A power struggle is going on, we discover — one whose outcome may lead to humankind’s progress forward out of the ashes, or to utter ruin. Humankind’s nomadic, foraging lifestyle is gradually being replaced by the more settled life of farming… but other evolutions are afoot too. The “Mincery” (government of Inland, based in Bernt Arse, a developing industrial center) has developed a keen interest in the “clevverness” of the old ways and knowledge. The chance finding of an ancient relic gets Riddley involved in this struggle… and sends him on the run.
What’s alluring for those of us with a semiotic “bent” is Riddley’s desire to make sense of the myths, apparently nonsensical turns of phrase (“hes getting his serkits jus that little bit over loadit”), and artifacts surviving from Inland’s pre-apocalyptic era. Fans of A Canticle for Leibowitz, say, or Engine Summer, among others, take note!
He broods over fragments, looking for patterns — how does it all fit together? This reader can relate. Early on, we find Riddley and others digging out of the muck “some girt big rottin iron think some kund of machine it wer you cudnt tel what it wer.” Which is a perfectly apt description of a “semiosphere” — a mechanism whose purpose and output require investigation… though even then, it will never fully reveal its secrets.
“London town is drownt this day / Hear me say walk a way / Sling your bundle tern and go / Parments in the mud you know.” Hoban is a terrific writer of doggerel — “good bad poetry,” as James Parker would say, which is so greatly preferable to “bad good poetry.” Riddley hears a group of men singing this song as they work, and wonders what it means. (London town — obliterated, even from memory. “Parment” — Parliament — if possible, even more so.)

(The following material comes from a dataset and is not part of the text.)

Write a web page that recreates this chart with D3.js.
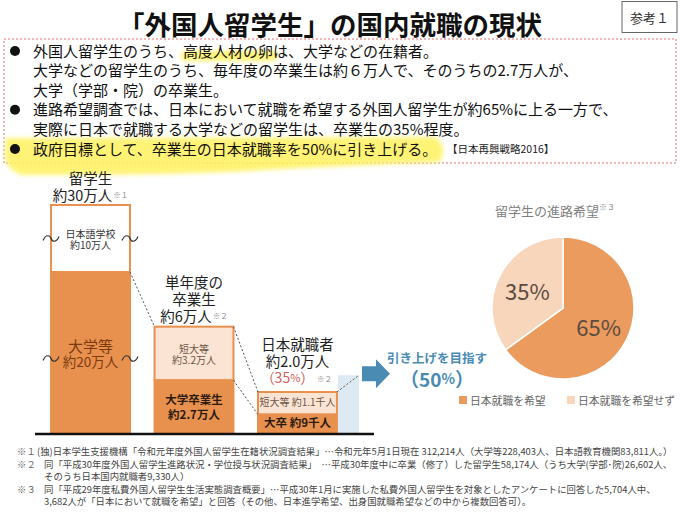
<!DOCTYPE html>
<html>
<head>
<meta charset="utf-8">
<script src="https://cdn.jsdelivr.net/npm/d3@7"></script>
<style>
  body { margin: 0; background: #fff; }
  svg { display: block; font-family: "Noto Sans CJK JP", "Noto Sans", sans-serif; }
</style>
</head>
<body>
<div id="chart"></div>
<script>
// ---- data ----
var barNames = ["留学生", "卒業生", "就職者"];
var lowerValues = [20, 2.7, 0.9];   // 万人: 大学等 / 大学卒業生 / 大卒
var upperValues = [10, 3.2, 1.1];   // 万人: 日本語学校 / 短大等 / 短大等
var targetValue = 3.0;              // 50% of 約6万人
var headLabels = [["留学生", "約30万人"], ["単年度の", "卒業生", "約6万人"], ["日本就職者", "約2.0万人"]];
var headNotes = ["※１", "※２", "※２"];
var upperLabels = [["日本語学校", "約10万人"], ["短大等", "約3.2万人"], ["短大等 約1.1千人"]];
var lowerLabels = [["大学等", "約20万人"], ["大学卒業生", "約2.7万人"], ["大卒 約9千人"]];
var pieLabels = ["日本就職を希望", "日本就職を希望せず"];
var pieValues = [65, 35];
var bulletLines = [
  { bullet: true, text: "外国人留学生のうち、高度人材の卵は、大学などの在籍者。" },
  { bullet: false, text: "大学などの留学生のうち、毎年度の卒業生は約６万人で、そのうちの2.7万人が、" },
  { bullet: false, text: "大学（学部・院）の卒業生。" },
  { bullet: true, text: "進路希望調査では、日本において就職を希望する外国人留学生が約65%に上る一方で、" },
  { bullet: false, text: "実際に日本で就職する大学などの留学生は、卒業生の35%程度。" },
  { bullet: true, text: "政府目標として、卒業生の日本就職率を50%に引き上げる。" }
];
var footMarks = ["※１", "※２", "", "※３", ""];
var footLines = [
  "(独)日本学生支援機構「令和元年度外国人留学生在籍状況調査結果」…令和元年5月1日現在 312,214人（大学等228,403人、日本語教育機関83,811人。）",
  "同「平成30年度外国人留学生進路状況・学位授与状況調査結果」　…平成30年度中に卒業（修了）した留学生58,174人（うち大学(学部･院)26,602人、",
  "そのうち日本国内就職者9,330人）",
  "同「平成29年度私費外国人留学生生活実態調査概要」…平成30年1月に実施した私費外国人留学生を対象としたアンケートに回答した5,704人中、",
  "3,682人が「日本において就職を希望」と回答（その他、日本進学希望、出身国就職希望などの中から複数回答可）。"
];

var orange = "#e8914e", light = "#fce4d4", white = "#ffffff";

var svg = d3.select("#chart").append("svg")
  .attr("width", 680).attr("height", 512);

var defs = svg.append("defs");
defs.append("filter").attr("id", "soft")
  .attr("x", "-5%").attr("y", "-30%").attr("width", "110%").attr("height", "160%")
  .append("feGaussianBlur").attr("stdDeviation", 2.2);

// ---- title ----
svg.append("text")
  .attr("x", 330).attr("y", 23)
  .attr("text-anchor", "middle").attr("dominant-baseline", "central")
  .attr("font-size", 26.5).attr("font-weight", "bold").attr("fill", "#111")
  .text("「外国人留学生」の国内就職の現状");

svg.append("rect")
  .attr("x", 622).attr("y", 1.5).attr("width", 55).attr("height", 31)
  .attr("fill", "#fff").attr("stroke", "#666").attr("stroke-width", 1);
svg.append("text")
  .attr("x", 649.5).attr("y", 17.5)
  .attr("text-anchor", "middle").attr("dominant-baseline", "central")
  .attr("font-size", 13).attr("fill", "#333")
  .text("参考１");

// ---- bullet box ----
svg.append("rect")
  .attr("x", 4).attr("y", 39).attr("width", 672).attr("height", 124)
  .attr("fill", "none").attr("stroke", "#e07070").attr("stroke-width", 1)
  .attr("stroke-dasharray", "2,2");

var lineY = d3.scaleLinear().domain([0, 5]).range([50, 148]);

var hl = svg.append("g");
// brush highlight behind last bullet
hl.append("path")
  .attr("d", "M6,138 L436,137 Q448,148 440,162 L300,168 Q180,176 22,175 Q4,170 5,152 Z")
  .attr("fill", "#fff25e").attr("opacity", 0.85).attr("filter", "url(#soft)");

var bulletG = svg.append("g");
var bulletTexts = bulletG.selectAll("text.line")
  .data(bulletLines).enter().append("text")
  .attr("class", "line")
  .attr("x", 33).attr("y", (d, i) => lineY(i))
  .attr("dominant-baseline", "central")
  .attr("font-size", 15).attr("fill", "#111")
  .text(d => d.text);

bulletG.selectAll("circle.dot")
  .data(bulletLines.map((d, i) => ({ b: d.bullet, i: i })).filter(d => d.b))
  .enter().append("circle")
  .attr("cx", 15).attr("cy", d => lineY(d.i) + 1).attr("r", 5).attr("fill", "#111");

// highlight under 高度人材の卵
var first = bulletTexts.nodes()[0];
var startX = 33 + first.getSubStringLength(0, 10);
var hlW = first.getSubStringLength(10, 6);
hl.append("rect")
  .attr("x", startX - 2).attr("y", lineY(0) + 1).attr("width", hlW + 6).attr("height", 10)
  .attr("rx", 4).attr("fill", "#fff25e").attr("opacity", 0.85).attr("filter", "url(#soft)");

svg.append("text")
  .attr("x", 447).attr("y", lineY(5))
  .attr("dominant-baseline", "central")
  .attr("font-size", 10.5).attr("fill", "#222")
  .text("【日本再興戦略2016】");

// ---- bars ----
var x = d3.scaleBand().domain(barNames).range([40.7, 347.3]).paddingInner(0.237).paddingOuter(0.1);
// broken axis: piecewise linear scale
var y = d3.scaleLinear().domain([0, 2, 6, 20, 30]).range([433, 392, 325, 272, 205]);
var bw = x.bandwidth();

var bars = barNames.map((n, i) => ({
  name: n, i: i, lo: lowerValues[i], hi: upperValues[i], total: lowerValues[i] + upperValues[i]
}));

var barG = svg.append("g");

barG.selectAll("rect.upper").data(bars).enter().append("rect")
  .attr("class", "upper")
  .attr("x", d => x(d.name)).attr("y", d => y(d.total))
  .attr("width", bw).attr("height", d => y(d.lo) - y(d.total))
  .attr("fill", d => d.i === 0 ? white : light)
  .attr("stroke", orange).attr("stroke-width", 2);

barG.selectAll("rect.lower").data(bars).enter().append("rect")
  .attr("class", "lower")
  .attr("x", d => x(d.name)).attr("y", d => y(d.lo))
  .attr("width", bw).attr("height", d => y(0) - y(d.lo))
  .attr("fill", orange).attr("stroke", orange).attr("stroke-width", 2);

// target (50%)
var lastName = barNames[2];
var tx = x(lastName) + bw;
barG.append("rect")
  .attr("x", tx + 1).attr("y", y(targetValue))
  .attr("width", 21).attr("height", y(0) - y(targetValue))
  .attr("fill", "#dde9f3");

// dotted connectors
var conn = [
  [x(barNames[0]) + bw, y(bars[0].lo), x(barNames[1]), y(bars[1].total)],
  [x(barNames[1]) + bw, y(bars[1].total), x(barNames[2]), y(bars[2].total)],
  [x(barNames[1]) + bw, y(bars[1].lo), x(barNames[2]), y(bars[2].lo)],
  [tx, y(bars[2].total), tx + 22, y(targetValue)]
];
barG.selectAll("line.conn").data(conn).enter().append("line")
  .attr("x1", d => d[0]).attr("y1", d => d[1]).attr("x2", d => d[2]).attr("y2", d => d[3])
  .attr("stroke", "#555").attr("stroke-width", 1).attr("stroke-dasharray", "2,2");

// baseline
barG.append("line")
  .attr("x1", 35).attr("x2", 374).attr("y1", y(0) + 1).attr("y2", y(0) + 1)
  .attr("stroke", "#111").attr("stroke-width", 2.5);

// break marks on bar 1
function wave(cx, cy) {
  return "M" + (cx - 8) + "," + (cy + 2) +
    " C" + (cx - 5) + "," + (cy - 5) + " " + (cx - 1) + "," + (cy - 3) + " " + cx + "," + cy +
    " C" + (cx + 1) + "," + (cy + 3) + " " + (cx + 5) + "," + (cy + 5) + " " + (cx + 8) + "," + (cy - 2);
}
var b0 = bars[0];
var waveYs = [(y(b0.total) + y(b0.lo)) / 2, (y(b0.lo) + y(0)) / 2 + 6];
waveYs.forEach(function (wy) {
  [x(b0.name), x(b0.name) + bw].forEach(function (wx) {
    barG.append("path").attr("d", wave(wx, wy))
      .attr("fill", "none").attr("stroke", "#333").attr("stroke-width", 1.2);
  });
});

// one <text> per label block, one <tspan> per line
function block(g, cx, firstY, lines, step, sizes) {
  var t = g.append("text").attr("x", cx).attr("y", firstY).attr("dominant-baseline", "central");
  lines.forEach(function (s, k) {
    t.append("tspan").attr("x", cx).attr("dy", k === 0 ? 0 : step)
      .attr("font-size", sizes[k] || sizes[0]).text(s);
  });
  return t;
}

// labels above bars
var headG = svg.append("g").attr("text-anchor", "middle").attr("fill", "#222");
var headStep = 17;
bars.forEach(function (d) {
  var lines = headLabels[d.i];
  var cx = x(d.name) + bw / 2;
  var extra = d.i === 2 ? 1 : 0;
  var lastY = y(d.total) - (d.i === 2 ? 15 : 11.5);
  var top = lastY - (lines.length - 1 + extra) * headStep;
  var t = block(headG, cx, top, lines, headStep, [14.5]);
  if (d.i !== 2) {
    t.append("tspan").attr("font-size", 7.5).attr("fill", "#888").attr("dx", 1).text(headNotes[d.i]);
  } else {
    t.append("tspan").attr("x", cx - 10).attr("dy", headStep).attr("font-size", 14).attr("fill", "#d0605c").text("（35");
    t.append("tspan").attr("font-size", 11).attr("fill", "#d0605c").text("%");
    t.append("tspan").attr("font-size", 14).attr("fill", "#d0605c").text("）");
    t.append("tspan").attr("x", cx + 27).attr("dy", 1).attr("font-size", 7.5).attr("fill", "#888").text(headNotes[d.i]);
  }
});

// labels inside bars
var inG = svg.append("g").attr("text-anchor", "middle");
bars.forEach(function (d) {
  var cx = x(d.name) + bw / 2;
  var uc = (y(d.total) + y(d.lo)) / 2;
  var lc = (y(d.lo) + y(0)) / 2;
  var ul = upperLabels[d.i], ll = lowerLabels[d.i];
  var uStep = 11.5, lStep = d.i === 0 ? 16 : 15;
  var shift = d.i === 2 ? 2 : 0;
  block(inG, cx, uc - (ul.length - 1) / 2 * uStep - shift, ul, uStep, [10])
    .attr("fill", d.i === 0 ? "#333" : "#6a5648");
  block(inG, cx, lc - (ll.length - 1) / 2 * lStep - shift, ll, lStep,
      d.i === 0 ? [15, 13.5] : [11.5])
    .attr("font-weight", d.i === 0 ? "normal" : "bold")
    .attr("fill", d.i === 0 ? "#7c3a10" : "#2a1a10");
});

// arrow
var ax = tx + 25, ay = y(targetValue) - 2;
svg.append("path")
  .attr("d", "M" + ax + "," + (ay - 7) + " h14 v-7 l14,14.5 l-14,14.5 v-7 h-14 Z")
  .attr("fill", "#4a8bb3");

var goalG = svg.append("g").attr("text-anchor", "middle").attr("fill", "#4a8bb3").attr("font-weight", "bold");
var goal = goalG.append("text").attr("x", 437).attr("y", 357).attr("dominant-baseline", "central");
goal.append("tspan").attr("x", 437).attr("font-size", 12.5).text("引き上げを目指す");
goal.append("tspan").attr("x", 437).attr("dy", 21).attr("font-size", 19).text("（50");
goal.append("tspan").attr("font-size", 14).text("%");
goal.append("tspan").attr("font-size", 19).text("）");

// ---- pie ----
var pieG = svg.append("g").attr("transform", "translate(563,308)");
var pieColors = ["#eb9b5e", "#f7d6bc"];
var arcs = d3.pie().sort(null)(pieValues);
var arc = d3.arc().innerRadius(0).outerRadius(71);
var labelArc = d3.arc().innerRadius(40).outerRadius(40);

pieG.selectAll("path").data(arcs).enter().append("path")
  .attr("d", arc).attr("fill", (d, i) => pieColors[i])
  .attr("stroke", "#fff").attr("stroke-width", 1.5);

pieG.selectAll("text").data(arcs).enter().append("text")
  .attr("transform", d => "translate(" + labelArc.centroid(d) + ")")
  .attr("text-anchor", "middle").attr("dominant-baseline", "central")
  .attr("font-size", 22).attr("fill", "#5a4a40")
  .text(d => d.data + "%");

var pt = svg.append("text")
  .attr("x", 555).attr("y", 210).attr("text-anchor", "middle")
  .attr("dominant-baseline", "central")
  .attr("font-size", 13).attr("fill", "#7f7f7f")
  .text("留学生の進路希望");
pt.append("tspan").attr("font-size", 8).attr("dy", -4).text("※３");

var legX = d3.scalePoint().domain(pieLabels).range([459, 567]);
var leg = svg.append("g").selectAll("g").data(pieLabels).enter().append("g")
  .attr("transform", d => "translate(" + legX(d) + ",400)");
leg.append("rect").attr("x", 0).attr("y", -4).attr("width", 8).attr("height", 8)
  .attr("fill", (d, i) => pieColors[i]);
leg.append("text").attr("x", 11).attr("y", 0).attr("dominant-baseline", "central")
  .attr("font-size", 10.8).attr("fill", "#666").text(d => d);

// ---- footnotes ----
var fy = d3.scaleLinear().domain([0, 4]).range([451, 501]);
var foot = svg.append("g").attr("font-size", 9.4).attr("fill", "#444");
foot.selectAll("text.mark").data(footMarks).enter().append("text")
  .attr("class", "mark").attr("x", 17).attr("y", (d, i) => fy(i))
  .attr("dominant-baseline", "central").attr("fill", "#666").text(d => d);
foot.selectAll("text.note").data(footLines).enter().append("text")
  .attr("class", "note").attr("x", (d, i) => i === 0 ? 37 : 44).attr("y", (d, i) => fy(i))
  .attr("dominant-baseline", "central").text(d => d);
</script>
</body>
</html>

Riddley puzzles, too, over the myth of “Eusa” (Jesus, but also St. Eustace — and is it just me, or is “USA” also folded into this mashup?); and over “the Little Shyning Man the Addom,” pulled in two by Eusa… and the “E qwations” which resulted in the “1 big 1” — a civilization-toppling catastrophe. We gradually realize that the traveling Punch & Judy show promotes the idea of a “second chance” for humanity with technology. Riddley, however, is more attracted to the “Eusa” folks who warn against the abuse of power that technology makes possible.
Fun facts: Winner of the John W. Campbell Memorial Award (recently renamed, because Campbell was a dick) for best science fiction novel in 1982. Harold Bloom included this book in his list of works comprising the Western Canon; and George Miller’s 1985 movie Mad Max Beyond Thunderdome pays homage to Riddley Walker — from which it borrows ideas, themes, and characterizations.